During a normal year, this political and economic turmoil alone would have been more than enough to confine a large portion of the population to the bathroom. But 2020 was not a normal year. This past year, our bowels also suffered direct consequences of the COVID-19 pandemic, which goes well beyond the associated psychological stress. A full 50% of patients with COVID-19 have gastrointestinal symptoms — diarrhea, stomach pain, nausea — and for almost 20% of patients, these symptoms are the primary manifestation of the virus.

But that’s not the kicker here. Even long after the virus has left our system, it can leave unpleasant legacy behind. At least a quarter of patients with GI infections — from salmonella to norovirus — are left with irritable bowel syndrome or IBS, the result of a nasty battle scar etched upon our enteric nervous system. And by now, most of us know about horrors of IBS, which is often a nightmarish see-sawing of constipation and diarrhea. We’re talking about as many as 4.5 million people in the United States dealing with these symptoms for months to years after they “recover” from the virus. And the toll it takes on mental health forms a loop that isn’t easy to escape, either.
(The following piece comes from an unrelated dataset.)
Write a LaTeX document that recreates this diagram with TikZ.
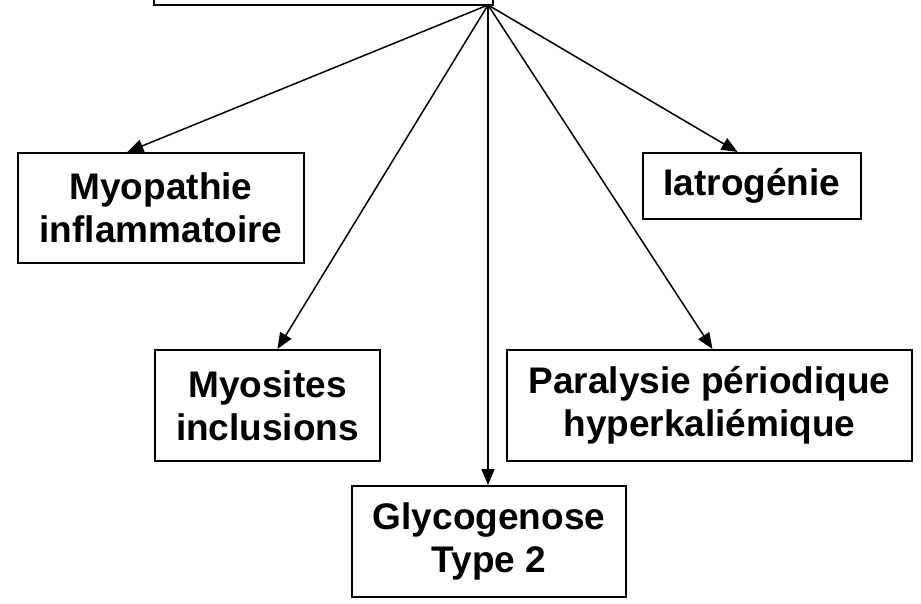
\documentclass[tikz,border=0pt]{standalone}
\usepackage{fontspec}
\setmainfont{Liberation Sans}[Ligatures=NoCommon]
\usetikzlibrary{arrows.meta,positioning}

\begin{document}
\begin{tikzpicture}
  [x=1pt,y=-1pt,
  >={Triangle[length=16pt,width=13pt]},
  cause/.style={rectangle,draw=black,line width=2pt,inner sep=0pt,
    align=center,font=\fontsize{37}{43}\selectfont\bfseries},
  link/.style={->,line width=1.5pt}]

\useasboundingbox (0,0) rectangle (921,604);
\clip (0,0) rectangle (921,604);

% root box (cut off at the top)
\node[cause,minimum width=339pt,minimum height=80pt] (root) at (323.5,-35) {};
\coordinate (src) at (488,5);

% causes
\node[cause,minimum width=286pt,minimum height=110pt] (myopathie) at (161,208) {Myopathie\\inflammatoire};
\node[cause,minimum width=218pt,minimum height=66pt] (iatrogenie) at (752,186) {Iatrogénie};
\node[cause,minimum width=225pt,minimum height=111pt] (myosites) at (267.5,405.5) {Myosites\\inclusions};
\node[cause,minimum width=405pt,minimum height=111pt] (paralysie) at (709.5,405.5) {Paralysie périodique\\hyperkaliémique};
\node[cause,minimum width=274pt,minimum height=111pt] (glycogenose) at (489,541.5) {Glycogenose\\Type 2};

\draw [link] (src) -- (myopathie.121.7);
\draw [link] (src) -- (myosites.80.3);
\draw [link] (src) -- (src |- glycogenose.north);
\draw [link] (src) -- (paralysie.87.4);
\draw [link] (src) -- (iatrogenie.113);

\end{tikzpicture}
\end{document}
Luckily, all poop has a silver lining (not to be confused with actual silver poop — that’s something else entirely, believe me). This year scientists showed that tracking our wastewater is one way we can catch and potentially stop outbreaks of COVID-19 earlier. This is also the year the year that studies showed fecal transplant — why yes, replacing your body’s poop with someone’s else’s — can help treat alcohol use disorder. We also learned that innocent honey bees drop a deuce to defend against the looming threat of “murder hornets.”

So even though now your bowel distress may rank number 1, I have a feeling the secret to peace of mind in 2021 will be a number 2. Let’s just hope we don’t run out of toilet paper again.